Holt noted that voting down the proposal on Monday didn’t actually improve the substance of the bill. But like his Democratic colleague Rep. Chet Edwards (D-TX), Holt voted for the bailout package despite his reservations:

It will do some good. It will not be the cure-all. It’s not the bill I hoped for and have worked for and am still working for. But it has some merits.

He added that the bailout plan is “more good than bad,” but said the new law is “not the most efficient way” to deal with the financial crisis. Holt took issue with critics who say the bill expands the scope of executive power. “I actually don’t see it as a major transfer of power. It’s a transfer of $700 billion,” he argued.
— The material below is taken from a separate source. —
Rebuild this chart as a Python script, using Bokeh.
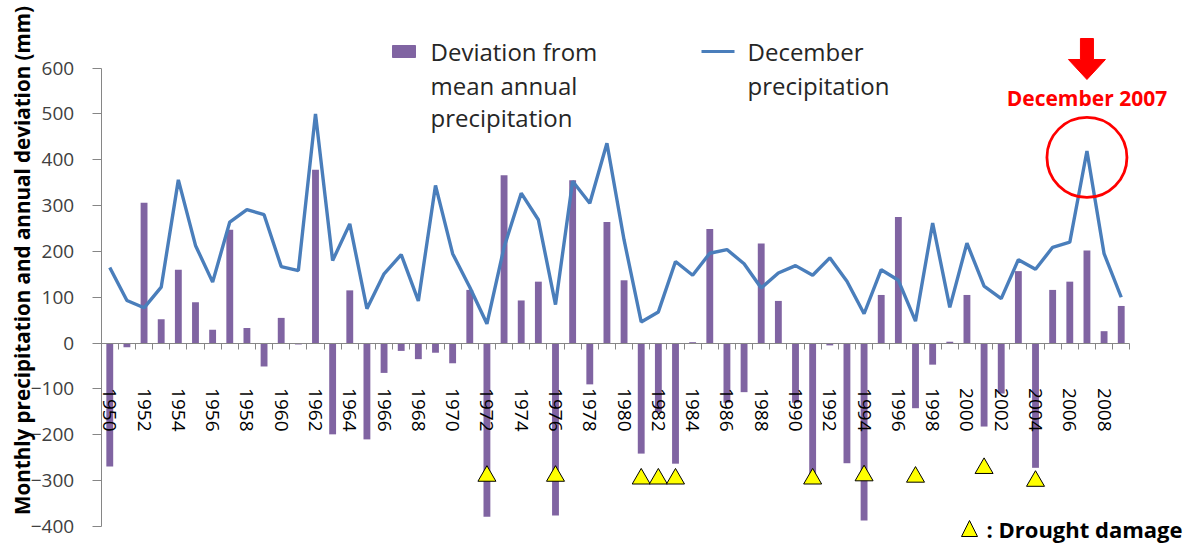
import math
from bokeh.plotting import figure
from bokeh.models import (Range1d, FixedTicker, LinearAxis, Label, PolyAnnotation, Arrow)
from bokeh.embed import file_html
from bokeh.resources import INLINE

# ---------------- data ----------------
years = list(range(1950, 2010))
dec_precip = [165, 93, 77, 122, 356, 213, 133, 264, 291, 280,
              167, 158, 500, 180, 260, 75, 151, 193, 92, 344,
              195, 122, 42, 209, 327, 269, 84, 353, 305, 436,
              225, 46, 68, 178, 148, 196, 204, 173, 120, 153,
              169, 148, 186, 135, 64, 160, 137, 48, 262, 78,
              218, 124, 97, 182, 161, 209, 220, 419, 195, 100]
deviation = [-269, -9, 306, 52, 160, 89, 29, 247, 33, -51,
             55, -3, 378, -199, 115, -210, -65, -17, -35, -21,
             -44, 116, -379, 366, 93, 134, -376, 355, -90, 264,
             137, -241, -150, -263, 2, 249, -130, -107, 217, 92,
             -130, -300, -5, -262, -387, 105, 275, -142, -47, 3,
             105, -182, -110, 157, -272, 116, 134, 202, 26, 81]
drought_years = [1972, 1976, 1981, 1982, 1983, 1991, 1994, 1997, 2001, 2004]
drought_marker_level = [-290, -290, -296, -296, -296, -296, -289, -292, -273, -301]
tick_years = list(range(1950, 2010, 2))
y_ticks = list(range(-400, 601, 100))
highlight_year = 2007
highlight_circle_y = 405

# ---------------- style / layout ----------------
FONT = "Open Sans"
PURPLE = "#8064A2"
BLUE = "#4A7EBB"
AXIS_GREY = "#868686"

W, H = 1195, 545
X_LO, X_HI = years[0] - 0.5, years[-1] + 0.5
Y_LO, Y_HI = y_ticks[0], y_ticks[-1]
LEFT_PX, RIGHT_PX = 100.7, 1129.3      # where the year axis starts / ends
TOP_PX, BOTTOM_PX = 67.5, 526.0        # where 600 / -400 sit
PX_PER_YEAR = (RIGHT_PX - LEFT_PX) / (X_HI - X_LO)
PX_PER_MM = (BOTTOM_PX - TOP_PX) / (Y_HI - Y_LO)
BASE_SHIFT = -9                         # compensation for text baseline placement


def X(px):
    """canvas pixel -> data x"""
    return X_LO + (px - LEFT_PX) / PX_PER_YEAR


def Y(py):
    """canvas pixel -> data y"""
    return Y_HI - (py - TOP_PX) / PX_PER_MM


p = figure(width=W, height=H, min_border=0,
           x_range=Range1d(X(0), X(W)), y_range=Range1d(Y(H), Y(0)),
           x_axis_location=None, y_axis_location=None,
           output_backend="svg", toolbar_location=None)
p.min_border_left = p.min_border_right = p.min_border_top = p.min_border_bottom = 0
p.outline_line_color = None
p.background_fill_color = "white"
p.border_fill_color = "white"

# y axis (fixed at left end of the year axis)
ya = LinearAxis(fixed_location=X_LO, bounds=(Y_LO, Y_HI), ticker=FixedTicker(ticks=y_ticks))
ya.axis_line_color = AXIS_GREY
ya.major_tick_line_color = AXIS_GREY
ya.major_tick_out = 9
ya.major_tick_in = 0
ya.minor_tick_line_color = None
ya.major_label_standoff = 18
ya.major_label_text_font = FONT
ya.major_label_text_font_size = "19px"
ya.major_label_text_color = "#404040"
p.add_layout(ya, "left")

# x axis crossing at zero
xa = LinearAxis(fixed_location=0, bounds=(X_LO, X_HI),
                ticker=FixedTicker(ticks=tick_years,
                                   minor_ticks=[y - 0.5 for y in years] + [years[-1] + 0.5]))
xa.axis_line_color = AXIS_GREY
xa.major_tick_out = 0
xa.major_tick_in = 0
xa.minor_tick_line_color = AXIS_GREY
xa.minor_tick_out = 6
xa.minor_tick_in = 0
xa.major_label_orientation = -math.pi / 2
xa.major_label_standoff = 39
xa.major_label_text_font = FONT
xa.major_label_text_font_size = "19px"
xa.major_label_text_color = "black"
p.add_layout(xa, "below")
p.grid.visible = False

# glyphs
p.vbar(x=years, top=deviation, bottom=0, width=0.4, fill_color=PURPLE, line_color=None)
p.line(x=years, y=dec_precip, line_width=3.4, line_color=BLUE)
p.scatter(x=drought_years, y=drought_marker_level, marker="triangle", size=18,
          fill_color="#FFFF00", line_color="black", line_width=1)
p.scatter(x=[highlight_year], y=[highlight_circle_y], marker="circle", size=80,
          fill_color=None, line_color="#FF0000", line_width=2.8)

# red arrow above the highlight
cx = LEFT_PX + (highlight_year - X_LO) * PX_PER_YEAR
p.add_layout(PolyAnnotation(
    xs=[X(cx - 6.5), X(cx + 6.5), X(cx + 6.5), X(cx + 18.5), X(cx), X(cx - 18.5), X(cx - 6.5)],
    ys=[Y(38), Y(38), Y(59), Y(59), Y(79), Y(59), Y(59)],
    fill_color="#FF0000", fill_alpha=1, line_color="#FF0000", line_alpha=1, line_width=1))
p.add_layout(Label(x=highlight_year, y=Y(106 + BASE_SHIFT), text="December 2007", text_align="center",
                   text_baseline="alphabetic", text_font=FONT, text_font_style="bold",
                   text_font_size="21px", text_color="#FF0000"))

# legend
p.add_layout(PolyAnnotation(xs=[X(392), X(415), X(415), X(392)], ys=[Y(45), Y(45), Y(57), Y(57)],
                            fill_color=PURPLE, fill_alpha=1, line_color=PURPLE, line_alpha=1))
for txt, base in [("Deviation from", 60), ("mean annual", 94), ("precipitation", 126)]:
    p.add_layout(Label(x=X(430), y=Y(base + BASE_SHIFT), text=txt, text_font=FONT,
                       text_font_size="24px", text_color="#262626", text_baseline="alphabetic"))
p.add_layout(Arrow(x_start=X(701), y_start=Y(51), x_end=X(734), y_end=Y(51),
                   start=None, end=None, line_color=BLUE, line_width=3))
for txt, base in [("December", 60), ("precipitation", 94)]:
    p.add_layout(Label(x=X(747), y=Y(base + BASE_SHIFT), text=txt, text_font=FONT,
                       text_font_size="24px", text_color="#262626", text_baseline="alphabetic"))

# drought legend
p.add_layout(PolyAnnotation(xs=[X(969), X(977), X(961)], ys=[Y(520), Y(536), Y(536)],
                            fill_color="#FFFF00", fill_alpha=1, line_color="black", line_alpha=1))
p.add_layout(Label(x=X(986), y=Y(537 + BASE_SHIFT), text=": Drought damage", text_font=FONT,
                   text_font_style="bold", text_font_size="22px", text_color="black",
                   text_baseline="alphabetic"))

# y axis title
p.add_layout(Label(x=X(21), y=Y(260), text="Monthly precipitation and annual deviation (mm)",
                   angle=math.pi / 2, text_align="center", text_baseline="middle",
                   text_font=FONT, text_font_style="bold", text_font_size="20.6px",
                   text_color="black"))

open("out.html", "w").write(file_html(p, INLINE))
Listen here:

“if you were trying to help ordinary Americans,” Holt explained, “then why don’t we actually go to the heart of the problem that we’re trying to solve here.” The “root” of cause, he said, is people who are “saddled with bad mortgages.” “By doing that, we would not only be draining the poison from Wall Street…but we would be actually helping the home owners, helping the neighborhoods, helping the towns.”

Holt is pushing a proposal backed by the Center for American Progress to enact a program like FDR’s Great Depression program, the Home Owners Loan Corporation (HOLC). Holt noted that the government put up today’s equivalent of $70 billion. “It stemmed the mortgage crisis of that day,” he said, and it “actually ended up in the black — it ended up in a net return to taxpayers.”